The new law builds not only on responsible business practice but also decent income for cocoa farmers. While cocoa is a 110-billion-dollar industry, Ghana and ivory coast who produce 65 percent of the world cocoa beans do not make up to 10 percent revenue. Farmers in the respective countries make less than 6 percent of every chocolate bar sold.
To address the financial inequality at the international market, Ghana and ivory coast initiated a dialogue aimed at increasing the price of cocoa beans. This process led to an agreement with Traders and Cocoa Industry on the Living Income Differential, a 400USD/t premium paid on top of the price on future markets. However, farmers in Ivory coast are yet to see the new prices reflect on their bottom line.
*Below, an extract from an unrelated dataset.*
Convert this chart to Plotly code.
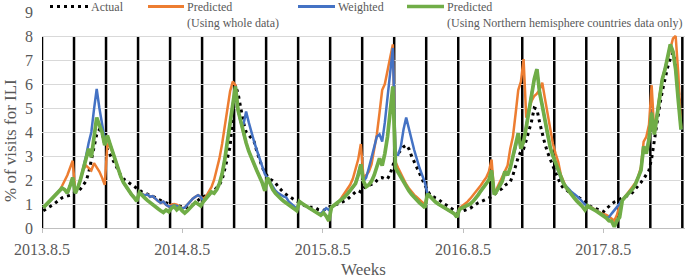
import plotly.graph_objects as go

# ---------------- data (weekly, 240 weeks starting 2013.8.5) ----------------
weeks = list(range(240))

actual = [
    0.72, 0.80, 0.87, 0.93, 1.00, 1.08, 1.17, 1.26, 1.30, 1.32, 1.36, 1.42,
    1.48, 1.55, 1.64, 1.80, 1.95, 2.30, 2.85, 3.40, 3.90, 4.10, 3.95, 3.50,
    3.25, 3.05, 2.85, 2.62, 2.40, 2.20, 2.05, 1.97, 1.88, 1.80, 1.72, 1.65,
    1.57, 1.50, 1.46, 1.42, 1.38, 1.33, 1.27, 1.20, 1.15, 1.08, 1.04, 1.00,
    0.97, 0.95, 0.92, 0.90, 0.87, 0.84, 0.85, 0.90, 0.97, 1.05, 1.15, 1.25,
    1.30, 1.35, 1.42, 1.50, 1.57, 1.68, 1.80, 2.00, 2.40, 2.90, 3.40, 4.60,
    5.95, 5.60, 5.00, 4.40, 4.00, 3.85, 3.75, 3.60, 3.20, 2.85, 2.55, 2.30,
    2.15, 2.03, 1.97, 1.88, 1.72, 1.58, 1.48, 1.40, 1.32, 1.25, 1.18, 1.12,
    1.07, 1.00, 0.93, 0.88, 0.86, 0.86, 0.84, 0.77, 0.73, 0.72, 0.82, 0.88,
    0.92, 0.95, 0.98, 1.03, 1.08, 1.13, 1.20, 1.30, 1.42, 1.50, 1.56, 1.50,
    1.65, 1.76, 1.78, 1.80, 1.85, 1.98, 2.08, 2.10, 2.05, 2.05, 2.25, 2.60,
    2.95, 3.10, 3.25, 3.38, 3.45, 3.30, 3.00, 2.75, 2.50, 2.25, 2.05, 1.80,
    1.55, 1.38, 1.30, 1.25, 1.20, 1.10, 1.02, 0.96, 0.88, 0.80, 0.74, 0.68,
    0.68, 0.70, 0.74, 0.78, 0.82, 0.90, 0.98, 1.05, 1.10, 1.15, 1.20, 1.27,
    1.30, 1.40, 1.48, 1.56, 1.65, 1.78, 1.85, 1.92, 2.20, 2.60, 2.95, 3.20,
    3.30, 3.65, 4.00, 4.45, 5.00, 4.95, 4.40, 3.90, 3.50, 3.15, 2.85, 2.55,
    2.30, 2.05, 1.80, 1.65, 1.60, 1.50, 1.45, 1.38, 1.32, 1.25, 1.20, 1.12,
    1.00, 0.90, 0.85, 0.80, 0.75, 0.70, 0.68, 0.80, 0.92, 1.00, 1.08, 1.12,
    1.20, 1.25, 1.30, 1.35, 1.40, 1.50, 1.62, 1.78, 1.90, 2.05, 2.20, 2.40,
    2.90, 3.70, 4.40, 5.10, 5.70, 6.20, 6.70, 7.05, 7.30, 6.90, 5.80, 4.20,
]

predicted_whole = [
    0.85, 0.97, 1.07, 1.18, 1.30, 1.42, 1.55, 1.75, 1.95, 2.20, 2.50, 2.80,
    1.45, 1.70, 2.05, 2.45, 2.60, 2.50, 2.40, 2.70, 2.55, 2.35, 2.10, 1.80,
    3.47, 3.40, 3.15, 2.80, 2.45, 2.15, 1.90, 1.72, 1.55, 1.40, 1.27, 1.12,
    1.48, 1.42, 1.36, 1.40, 1.30, 1.33, 1.22, 1.12, 1.05, 1.10, 0.97, 0.90,
    0.97, 1.00, 0.97, 0.88, 0.82, 0.85, 0.98, 1.10, 1.22, 1.30, 1.37, 1.30,
    1.20, 1.32, 1.50, 1.70, 2.00, 2.40, 2.90, 3.50, 4.20, 5.00, 5.70, 6.10,
    5.95, 4.90, 4.40, 3.95, 3.55, 3.20, 2.90, 2.65, 2.40, 2.15, 1.90, 1.55,
    2.10, 1.85, 1.60, 1.45, 1.32, 1.22, 1.12, 1.05, 0.97, 0.88, 0.80, 0.72,
    1.10, 1.02, 0.95, 0.88, 0.80, 0.74, 0.68, 0.61, 0.53, 0.63, 0.50, 0.30,
    0.86, 0.95, 1.03, 1.12, 1.30, 1.45, 1.60, 1.80, 2.05, 2.40, 2.85, 3.50,
    2.10, 2.20, 2.35, 2.65, 3.20, 3.90, 4.80, 5.75, 6.00, 6.50, 7.10, 7.65,
    2.75, 2.50, 2.25, 2.00, 1.82, 1.66, 1.50, 1.38, 1.28, 1.17, 1.07, 0.97,
    1.42, 1.30, 1.18, 1.08, 1.00, 0.93, 0.87, 0.81, 0.75, 0.68, 0.60, 0.45,
    0.82, 0.92, 1.00, 1.10, 1.22, 1.35, 1.50, 1.63, 1.78, 1.95, 2.10, 2.35,
    2.85, 1.42, 1.65, 1.85, 2.10, 2.30, 2.60, 3.30, 3.80, 4.75, 5.75, 6.10,
    7.04, 4.60, 5.00, 5.30, 5.50, 5.60, 5.75, 6.05, 5.40, 4.80, 4.10, 3.50,
    3.10, 2.75, 2.20, 1.90, 1.68, 1.52, 1.38, 1.25, 1.12, 1.02, 0.90, 0.75,
    0.90, 0.88, 0.82, 0.75, 0.68, 0.62, 0.58, 0.55, 0.48, 0.40, 0.30, 0.55,
    0.95, 1.15, 1.30, 1.42, 1.55, 1.70, 1.90, 2.15, 2.55, 3.60, 3.80, 4.30,
    5.95, 3.95, 4.80, 5.55, 6.20, 6.60, 7.05, 7.50, 7.90, 8.00, 6.40, 4.20,
]

weighted = [
    0.85, 0.97, 1.07, 1.18, 1.30, 1.42, 1.55, 1.66, 1.60, 1.45, 1.75, 2.10,
    1.45, 1.70, 2.05, 2.50, 3.00, 3.55, 4.00, 4.95, 5.80, 5.00, 4.35, 3.70,
    3.85, 3.50, 3.15, 2.80, 2.45, 2.15, 1.90, 1.72, 1.55, 1.40, 1.27, 1.12,
    1.48, 1.42, 1.36, 1.40, 1.30, 1.33, 1.22, 1.12, 1.05, 1.10, 0.97, 0.90,
    0.90, 0.95, 0.92, 0.88, 0.82, 0.85, 0.98, 1.10, 1.22, 1.30, 1.37, 1.30,
    1.10, 1.22, 1.35, 1.50, 1.45, 1.60, 1.85, 2.25, 2.85, 3.60, 4.40, 5.20,
    5.90, 4.90, 4.40, 4.30, 4.85, 4.40, 3.95, 3.60, 3.25, 2.90, 2.60, 2.25,
    2.10, 1.90, 1.70, 1.55, 1.45, 1.38, 1.32, 1.28, 1.10, 1.00, 0.90, 0.80,
    1.10, 1.02, 0.95, 0.88, 0.80, 0.74, 0.68, 0.61, 0.60, 0.72, 0.83, 0.75,
    0.86, 0.95, 1.03, 1.10, 1.20, 1.30, 1.42, 1.55, 1.68, 1.85, 2.20, 2.65,
    1.95, 2.10, 2.50, 2.90, 3.30, 3.80, 3.90, 3.60, 4.40, 5.40, 6.40, 7.50,
    3.05, 3.05, 3.40, 4.10, 4.60, 4.10, 3.70, 3.25, 2.85, 2.50, 2.20, 1.90,
    1.42, 1.30, 1.18, 1.08, 1.00, 0.93, 0.87, 0.81, 0.75, 0.68, 0.60, 0.45,
    0.78, 0.84, 0.88, 0.94, 1.00, 1.10, 1.22, 1.38, 1.55, 1.70, 1.85, 2.00,
    2.40, 1.39, 1.55, 1.72, 1.95, 2.35, 2.20, 2.50, 2.95, 3.35, 3.95, 3.30,
    3.60, 4.20, 4.90, 5.60, 6.20, 6.62, 5.65, 5.10, 4.45, 3.85, 3.35, 3.00,
    2.70, 2.35, 2.05, 1.85, 1.75, 1.62, 1.50, 1.42, 1.32, 1.22, 1.10, 0.98,
    0.93, 0.85, 0.80, 0.75, 0.68, 0.60, 0.52, 0.42, 0.45, 0.60, 0.75, 0.90,
    1.00, 1.15, 1.28, 1.40, 1.52, 1.65, 1.85, 2.10, 2.40, 3.40, 3.10, 3.70,
    4.80, 3.90, 4.60, 5.45, 6.20, 6.60, 7.10, 7.65, 7.35, 6.60, 5.30, 4.10,
]

predicted_north = [
    0.85, 0.97, 1.07, 1.18, 1.30, 1.42, 1.55, 1.66, 1.60, 1.45, 1.75, 2.10,
    1.45, 1.70, 2.05, 2.50, 3.00, 3.30, 2.95, 3.75, 4.60, 4.30, 4.00, 3.45,
    3.85, 3.50, 3.15, 2.80, 2.45, 2.15, 1.90, 1.72, 1.55, 1.40, 1.27, 1.12,
    1.48, 1.35, 1.25, 1.15, 1.05, 0.97, 0.88, 0.80, 0.72, 0.65, 0.75, 0.68,
    0.82, 0.90, 0.76, 0.86, 0.72, 0.62, 0.72, 0.85, 0.97, 1.07, 1.00, 0.92,
    1.10, 1.22, 1.35, 1.50, 1.45, 1.60, 1.85, 2.25, 2.85, 3.60, 4.40, 5.20,
    5.90, 4.90, 4.40, 3.95, 3.55, 3.20, 2.90, 2.65, 2.40, 2.15, 1.90, 1.55,
    2.10, 1.85, 1.60, 1.45, 1.32, 1.22, 1.12, 1.05, 0.97, 0.88, 0.80, 0.72,
    1.10, 1.02, 0.95, 0.88, 0.80, 0.74, 0.68, 0.61, 0.53, 0.63, 0.50, 0.30,
    0.86, 0.95, 1.03, 1.10, 1.20, 1.30, 1.42, 1.55, 1.68, 1.85, 2.20, 2.65,
    1.95, 1.72, 1.80, 1.95, 2.20, 2.60, 2.90, 2.60, 3.10, 3.80, 4.70, 5.90,
    2.50, 2.30, 2.08, 1.88, 1.70, 1.55, 1.40, 1.27, 1.15, 1.05, 0.95, 0.85,
    1.42, 1.30, 1.18, 1.08, 1.00, 0.93, 0.87, 0.81, 0.75, 0.68, 0.60, 0.45,
    0.78, 0.84, 0.88, 0.94, 1.00, 1.10, 1.22, 1.38, 1.55, 1.70, 1.85, 2.00,
    2.40, 1.39, 1.55, 1.72, 1.95, 2.35, 2.20, 2.50, 2.95, 3.35, 3.95, 3.30,
    3.60, 4.20, 4.90, 5.60, 6.20, 6.62, 5.65, 5.10, 4.45, 3.85, 3.35, 3.00,
    2.70, 2.35, 2.05, 1.85, 1.68, 1.52, 1.38, 1.25, 1.12, 1.02, 0.90, 0.75,
    0.93, 0.85, 0.80, 0.72, 0.65, 0.58, 0.50, 0.42, 0.30, 0.28, 0.05, 0.30,
    0.45, 1.15, 1.28, 1.40, 1.52, 1.65, 1.85, 2.10, 2.40, 3.40, 3.10, 3.70,
    4.80, 3.90, 4.60, 5.45, 6.20, 6.60, 7.10, 7.65, 7.35, 6.60, 5.30, 4.10,
]

tick_positions = [0, 52.6, 105.2, 157.8, 210.4]
tick_labels = ["2013.8.5", "2014.8.5", "2015.8.5", "2016.8.5", "2017.8.5"]
segment_weeks = 12  # model re-training interval marked by the black lines

# ---------------- figure ----------------
FONT = "Liberation Serif"
GREY = "#595959"
C_ACT, C_ORG, C_BLU, C_GRN = "#000000", "#ED7D31", "#4472C4", "#70AD47"

x = [w + 0.5 for w in weeks]

fig = go.Figure()
fig.add_trace(go.Scatter(x=x, y=actual, mode="lines", name="Actual",
                         line=dict(color=C_ACT, width=3, dash="3px,4px")))
fig.add_trace(go.Scatter(x=x, y=predicted_whole, mode="lines",
                         name="Predicted (Using whole data)",
                         line=dict(color=C_ORG, width=2.5)))
fig.add_trace(go.Scatter(x=x, y=weighted, mode="lines", name="Weighted",
                         line=dict(color=C_BLU, width=2.5)))
fig.add_trace(go.Scatter(x=x, y=predicted_north, mode="lines",
                         name="Predicted (Using Northern hemisphere countries data only)",
                         line=dict(color=C_GRN, width=3.7)))

n_seg = len(weeks) // segment_weeks
for k in range(n_seg + 1):
    fig.add_shape(type="line", xref="x", yref="y",
                  x0=k * segment_weeks, x1=k * segment_weeks, y0=-0.06, y1=8,
                  line=dict(color="black", width=2.5), layer="below")

# ---- legend (drawn manually to mimic the original layout) ----
L, T, W, H = 42, 12, 643, 216
def px(xp):
    return (xp - L) / W
def py(yp):
    return (T + H - yp) / H

legend_items = [
    (50, 88, C_ACT, 3, "3px,4px", "Actual"),
    (148, 184, C_ORG, 3, None, "Predicted<br>(Using whole data)"),
    (298, 335, C_BLU, 3, None, "Weighted"),
    (407, 444, C_GRN, 3.5, None, "Predicted<br>(Using Northern hemisphere countries data only)"),
]
for x0, x1, col, wd, dash, label in legend_items:
    ln = dict(color=col, width=wd)
    if dash:
        ln["dash"] = dash
    fig.add_shape(type="line", xref="paper", yref="paper",
                  x0=px(x0), x1=px(x1), y0=py(6.5), y1=py(6.5), line=ln)
    fig.add_annotation(x=px(x1 + 2), y=py(-1.5), xref="paper", yref="paper",
                       text=label, showarrow=False, xanchor="left", yanchor="top",
                       align="left", font=dict(family=FONT, size=12, color=GREY),
                       borderpad=0)

fig.add_annotation(x=px(10), y=py(141), xref="paper", yref="paper",
                   text="% of visits for ILI", textangle=-90, showarrow=False,
                   xanchor="center", yanchor="middle",
                   font=dict(family=FONT, size=17, color=GREY))
fig.add_annotation(x=px(363), y=py(269), xref="paper", yref="paper",
                   text="Weeks", showarrow=False,
                   xanchor="center", yanchor="middle",
                   font=dict(family=FONT, size=17, color=GREY))

fig.update_layout(
    width=685, height=278,
    margin=dict(l=L, r=685 - L - W, t=T, b=278 - T - H),
    paper_bgcolor="white", plot_bgcolor="white",
    showlegend=False,
    font=dict(family=FONT, color=GREY),
)
fig.update_xaxes(range=[0, 241], tickmode="array", tickvals=tick_positions,
                 ticktext=tick_labels, ticks="outside", ticklen=4,
                 tickcolor="#bfbfbf", showline=True, linecolor="#bfbfbf",
                 showgrid=False, zeroline=False, ticklabelstandoff=3,
                 tickfont=dict(family=FONT, size=16, color=GREY))
fig.update_yaxes(range=[0, 9], dtick=1, tick0=0, showgrid=True,
                 gridcolor="#d9d9d9", gridwidth=1, showline=False,
                 zeroline=False, ticks="", ticklabelstandoff=8,
                 tickfont=dict(family=FONT, size=16, color=GREY))

fig.write_html("out.html",
               config={"displayModeBar": False},
               post_script="document.body.style.margin='0';"
                           "document.body.style.overflow='hidden';")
“I am angry. We work hard. Even when the government set prices for cocoa, buyers do not respect it. These big groups steal from us. They do not respect the contracts and nether do they respect the farmers,” several farmers’ lament.
In hindsight, Alex Assanvo, Executive secretary Cote d’Ivoire Ghana cocoa initiative says until farmer poverty is addressed ethicacy in the value chain is wishful thinking. “Sustainability is not about deforestation. Any form of abuse up the value chain is because of poverty. That is what we need to address.”
In a bid to tap into the profitable chocolate industry, some local investors have taken it upon themselves to add value to cocoa beans and export chocolate products. According to the Co-founder of 57 chocolate, a local chocolatier in Ghana, value addition is the only way to ensure better returns for cocoa farmers and the economy. She says becoming a local chocolatier means fetching better prices for cocoa farmers, training local talent, and creating jobs for the youth.
With 18 months to fully implement and adhere to the sustainability law, Fiifi Boafo, the public affairs officer at Ghana Cocoa Board says the country will do everything to comply. “We must protect the environment. If you look at the geography of our country, cocoa production is within our forest zones. That is where the rainfall pattern is better. In situations where we cut down our forest, it will affect our production capacity.”
Deforestation is becoming a growing concern. Satellite maps of ivory coast and Ghana showed that cocoa production was linked to 360,000 of a total 962,000 hectares (37.4%) of the deforestation since 2000 of protected areas in Côte d’Ivoire. In Ghana, 26,000 out of a total 193,000 hectares (13.5%) of the deforestation was converted into cocoa plantations.